Metzger, Bruce M. (1981). Manuscripts of the Greek Bible: An Introduction to Palaeography. Oxford University Press. p. 36. ISBN 978-0-19-536532-0.
In the developed Byzantine usage the fifteen nomina sacra in their nominative and genitive forms are as follows: […] Scholars differ in accounting for the origin and development of the system of nomina sacra.
  • If the term δημιουργός (dēmiourgós) provided by Plato in Timaeus 29a, became—in cultist slang jargon —shortened to ιουργός (ΙΟΥΡΓΌΣ), then it may be the source for the nomina sacra ΙΣ, i.e. Jesus/ιησοῦς (ΙΗΣΟΥ͂Σ).
"IS XS: No Jesus or Christ spelled out in early MSS" earlywritings.com
by mlinssen » Jul 09, 2022

We still have to encounter the first Jesus or Christ spelled out in full in a Greek MS - I've come to 7th CE and not seen anything...
[...]
But would this be basic knowledge for scholars? Those with a Divinity degree, Theology degree, perhaps a certain chair?
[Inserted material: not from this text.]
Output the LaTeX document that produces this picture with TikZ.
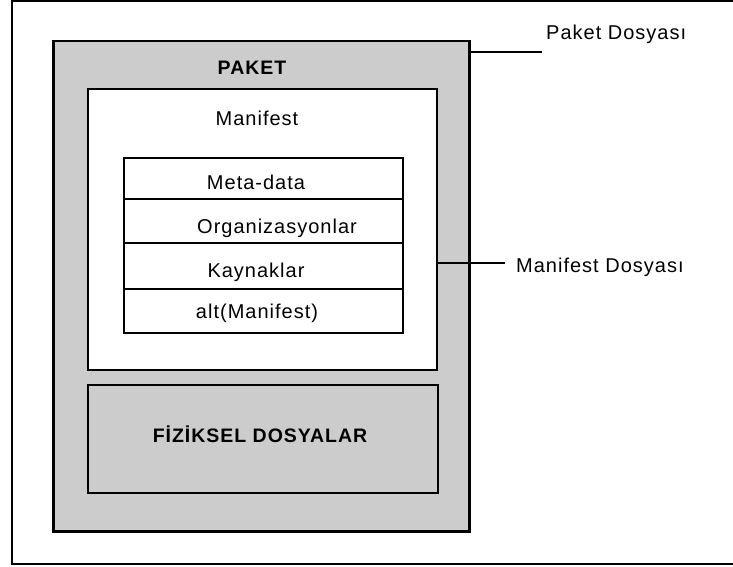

Is this basic knowledge for biblical academic? If yes, for whom? If no, why not?
 
The information in that link is nothing short of astonishing. We read these early documents today and assume that when we see the word "Jesus" or "Christ" that we're reading the work as it existed, but it never occurred that way. The discussion of Thomas is also quite interesting. The Jesus character or the nomina sacra seems to have been simply a repository for sayings. Really changes the appreciation, like learning Shakespeare's alleged signatures are actually the hand of legal clerks.
 
The information in that link is nothing short of astonishing. We read these early documents today and assume that when we see the word "Jesus" or "Christ" that we're reading the work as it existed, but it never occurred that way. The discussion of Thomas is also quite interesting. The Jesus character or the nomina sacra seems to have been simply a repository for sayings. Really changes the appreciation, like learning Shakespeare's alleged signatures are actually the hand of legal clerks.
Kind of like the collection of moral stories under the heading of Aesop's Fables.